When online applications load large models or datasets from Object Storage Service (OSS) on every startup, cold-start latency can reach 27 seconds or more per pod. Fluid with JindoRuntime caches OSS data in cluster memory so repeated reads are served locally, reducing load time to under 3 seconds. This topic walks you through the end-to-end setup for elastic container instances (ECI) and Alibaba Cloud Container Compute Service (ACS) pods running in ACK Pro serverless environments.
Prerequisites
Before you begin, ensure that you have:
-
An ACK Pro cluster running Kubernetes 1.18 or later. See Create an ACK Pro cluster
-
The cloud-native AI suite installed with the ack-fluid component deployed:
-
If you have not installed the suite, enable Fluid acceleration when installing it. See Deploy the cloud-native AI suite
-
If you have already installed the suite, go to the Cloud-native AI Suite page in the ACK console and deploy the ack-fluid component
ImportantIf you have previously installed open source Fluid, uninstall it before deploying the ack-fluid component.
-
-
Virtual nodes deployed in the ACK Pro cluster. See Schedule pods to elastic container instances through virtual nodes
-
A kubectl client connected to the ACK Pro cluster. See Connect to a cluster by using kubectl
-
OSS activated and a bucket created. See Activate OSS and Create buckets
Limitations
This feature is mutually exclusive with the elastic scheduling feature of ACK. See Configure priority-based resource scheduling.

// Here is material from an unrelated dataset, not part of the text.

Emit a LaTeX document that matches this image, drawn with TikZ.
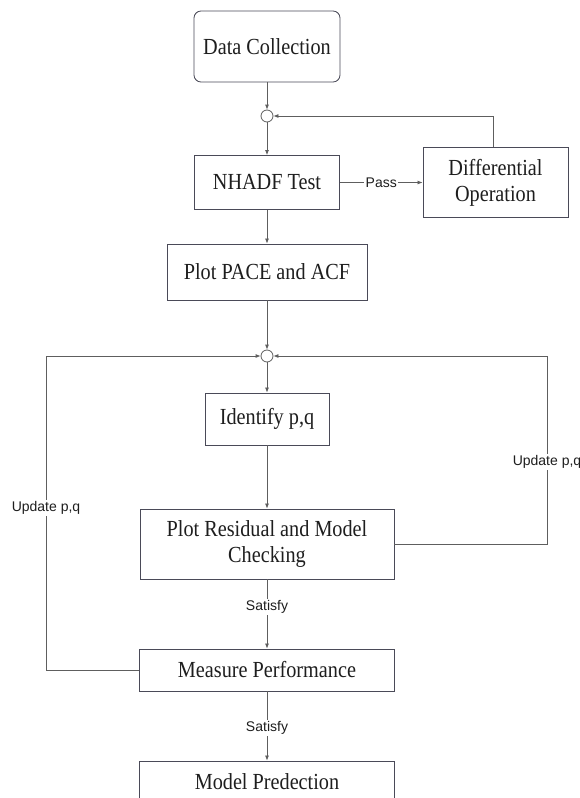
\documentclass[tikz,border=0pt]{standalone}
\usepackage{fontspec}
\setmainfont{Liberation Serif}[FakeStretch=0.88]
\setsansfont{Liberation Sans}
\usetikzlibrary{arrows.meta}
\definecolor{linegray}{HTML}{5E5E5E}
\definecolor{boxedge}{HTML}{4A4A58}
\definecolor{inkblack}{HTML}{1E1E1E}
\begin{document}
\begin{tikzpicture}[x=1pt,y=-1pt,
  box/.style={draw=boxedge, line width=0.85pt, fill=white, inner sep=0pt,
    text=inkblack, font=\fontsize{23}{26}\selectfont, align=center},
  junction/.style={circle, draw=linegray, line width=0.8pt, fill=white,
    minimum size=12pt, inner sep=0pt},
  link/.style={draw=linegray, line width=0.8pt},
  flow/.style={link, -{Latex[length=5pt,width=4pt]}},
  tag/.style={fill=white, inner sep=1.5pt, text=inkblack,
    font=\sffamily\fontsize{14}{16}\selectfont}]
\useasboundingbox (0,0) rectangle (580,798);
\fill[white] (0,0) rectangle (580,798);
\clip (0,0) rectangle (580,798);

% process steps
\node[box, rounded corners=7pt, minimum width=146pt, minimum height=71pt] (collect) at (267,46.5) {Data Collection};
\node[junction] (j1) at (267,116) {};
\node[box, minimum width=145pt, minimum height=54pt] (adf) at (267,182.5) {NHADF Test};
\node[box, minimum width=145pt, minimum height=70pt] (diff) at (495.5,182.5) {Differential\\Operation};
\node[box, minimum width=200pt, minimum height=56pt] (pace) at (267,272) {Plot PACE and ACF};
\node[junction] (j2) at (267,356) {};
\node[box, minimum width=124pt, minimum height=52pt] (ident) at (267,419) {Identify p,q};
\node[box, minimum width=254pt, minimum height=70pt] (resid) at (267,544) {Plot Residual and Model\\Checking};
\node[box, minimum width=255pt, minimum height=42pt] (perf) at (267,670) {Measure Performance};
\node[box, minimum width=255pt, minimum height=42pt] (pred) at (267,782) {Model Predection};

% corners of the feedback loops
\coordinate (rlow) at (547,544);
\coordinate (rhigh) at (547,356);
\coordinate (llow) at (46,670);
\coordinate (lhigh) at (46,356);
\coordinate (dtop) at (493,116);

% main flow
\draw[flow] (collect) -- (j1);
\draw[flow] (j1) -- (adf);
\draw[flow] (adf) -- node[tag]{Pass} (diff);
\draw[flow] (diff.north -| dtop) -- (dtop) -- (j1.east);
\draw[flow] (adf) -- (pace);
\draw[flow] (pace) -- (j2);
\draw[flow] (j2) -- (ident);
\draw[flow] (ident) -- (resid);
\draw[flow] (resid) -- node[tag, pos=0.4]{Satisfy} (perf);
\draw[flow] (perf) -- node[tag, pos=0.53]{Satisfy} (pred);

% feedback loops
\draw[flow] (resid.east) -- (rlow) -- node[tag, pos=0.436]{Update p,q} (rhigh) -- (j2.east);
\draw[flow] (perf.west) -- (llow) -- node[tag, pos=0.516]{Update p,q} (lhigh) -- (j2.west);
\end{tikzpicture}
\end{document}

Step 1: Upload a test dataset to OSS
Download the dataset. Download a 2 GB test dataset. This example uses the BERT wwm_uncased_L-24_H-1024_A-16 model.
Upload the dataset to your OSS bucket. Use the ossutil tool to upload the dataset. See Install ossutil.
Step 2: Create a Dataset and JindoRuntime
Deploy the Dataset and JindoRuntime to bind your OSS data to the cluster. The deployment takes a few minutes.
Create the Secret.
Create a file named secret.yaml. The Secret stores the AccessKey ID and AccessKey secret used to access OSS.
apiVersion: v1
kind: Secret
metadata:
name: access-key
stringData:
fs.oss.accessKeyId: ****
fs.oss.accessKeySecret: ****
Deploy the Secret.
kubectl create -f secret.yaml
Create the Dataset and JindoRuntime.
Create a file named dataset.yaml with the following content:
apiVersion: data.fluid.io/v1alpha1
kind: Dataset
metadata:
name: serverless-data
spec:
mounts:
- mountPoint: oss://<oss_bucket>/<bucket_dir>
name: demo
path: /
options:
fs.oss.endpoint: <oss_endpoint>
encryptOptions:
- name: fs.oss.accessKeyId
valueFrom:
secretKeyRef:
name: access-key
key: fs.oss.accessKeyId
- name: fs.oss.accessKeySecret
valueFrom:
secretKeyRef:
name: access-key
key: fs.oss.accessKeySecret
---
apiVersion: data.fluid.io/v1alpha1
kind: JindoRuntime
metadata:
name: serverless-data
spec:
replicas: 1
tieredstore:
levels:
- mediumtype: MEM
volumeType: emptyDir
path: /dev/shm
quota: 5Gi
high: "0.95"
low: "0.7"
The following table describes key parameters in the configuration.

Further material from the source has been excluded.